La manfrina: il governo Letta dice che degli 807 miliardi, 725 al netto, previsti per le spese di Stato, non c’è niente da tagliare, per Saccomanni il totale su cui si può lavorare ammonta a 207 miliardi: insomma, c’è o non c’è da tagliare? Tra Senato e Camera compresi indennità, rimborsi, vitalizi per gli ex ect, spendiamo 2.054.125.080 euro. Il 45% della spesa totale va al personale in forza alle Regioni. Il costo di funzionamento della Politica (nazionale e locale) è di 6,9 miliardi di euro. Amministrazione centrale: 182 miliardi; previdenza 298 miliardi; interessi sul debito 72 miliardi; Regioni 170 miliardi di cui 144 alla sanità; comuni 73 miliardi; le province rappresentano l’1,5% della spesa totale. Circa 7000 sono le società, Aziende, consorzi, ed enti partecipate o controllate da Stato ed Enti locali per un costo di oltre 7 miliardi di euro.
Una battuta, sapete quale è il politico australiano più pagato? L’ambasciatore italiano!
” Vogliamo chiamarlo caos tasse? Il tema è diventato il vero scandalo italiano: perché il governo Letta, nato con l’obiettivo conclamato della stabilità e della riduzione della pressione fiscale, in realtà l’ha accresciuta. Aumentando la confusione”. Così Panorama oggi in edicola, in 6 pagine la descrizione di un declino annunciato. I temi trattati sono caldi e snervanti: l’Imu si paga o non si paga? L’Irpef sale o scende? Federcontribuenti ha evidenziato i punti critici di un sistema fiscale ed economico attraverso analisi e testimonianze.
A raccontare la sopravvivenza al fisco selvaggio troviamo un lavoratore dipendente, privato e un commerciante; mentre un noto commercialista milanese ci spiega come, i continui cambi e manovrine varie, rendano impossibile il suo lavoro.

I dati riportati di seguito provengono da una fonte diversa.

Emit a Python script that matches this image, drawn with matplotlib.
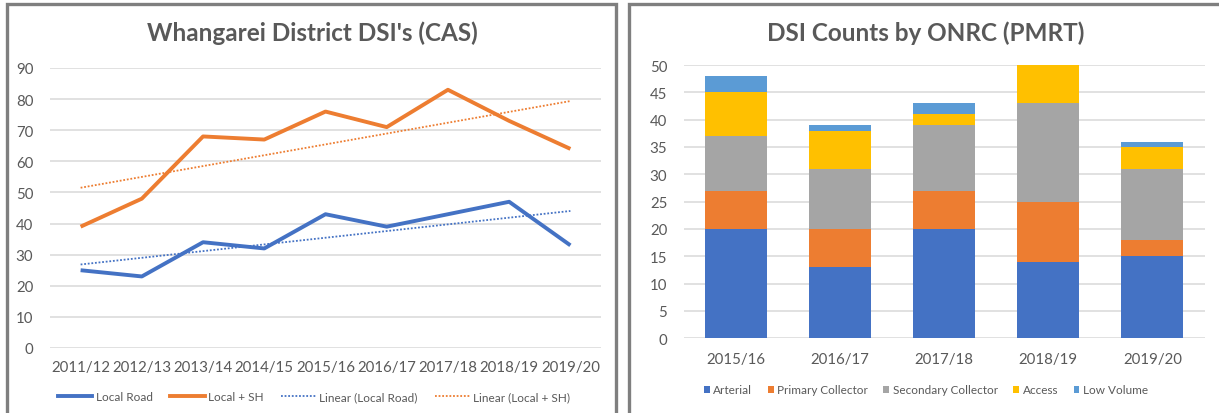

Numeri alla mano il lavoratore italiano non è più padrone del proprio guadagno, teme ogni giorno un prelievo in più, teme di non farcela con le scadenze e si arrabbia tentando di fuggire ai controlli. «Il contribuente viene condizionato a tal punto che non acquista più nulla per paura di ricevere un controllo. Una politica assurda, autolesionista. Il caos fiscale alimenta la psicosi. Per prima cosa, – dichiara il presidente Paccagnella -, un contribuente ha diritto di sapere all’anno quanto di preciso deve pagare, sia da un punto di vista lavorativo, sia privato e il prelievo non deve mai superare il 30% della forza contributiva per risultare costituzionale, oggi siamo al 70% se sommiamo le tasse sul lavoro e le tasse come cittadino. Secondo, il lavoratore deve avere il diritto di spendere quanto gli rimane come meglio crede senza subire l’onta dei controlli». Secondo Federcontribuenti il cane continua a mordersi la coda: «nessuno esperto di economia e finanza che si rispetti toglie la liquidità per incrementare la forza lavoro o creare sviluppo economico. Monti e Letta hanno impoverito gli italiani, hanno chiuso, sigillato ogni fuga dalla recessione economica. La stessa lotta all’evasione fiscale non avrebbe motivo di esistere se gli stessi governanti decidessero a testa quanto si deve pagare per mantenere in piedi lo Stato e i servizi pubblici». La domanda resta sempre la stessa, perchè pur pagando di più e spendendo di meno il debito pubblico sale? «Invece di potare i rami malati stanno segando la base dell’albero». Come ad esempio la storia sul contributo di solidarietà previsto dalla legge di stabilità per le pensioni d’oro: un pensionato da 58 mila euro l’anno darà di solidarietà, 230 euro! Mentre, il contributo di solidarietà del 2011 ritenuto incostituzionale l’Inps lo sta restituendo e il governo ha stanziato circa 80 milioni di euro fino al 2015.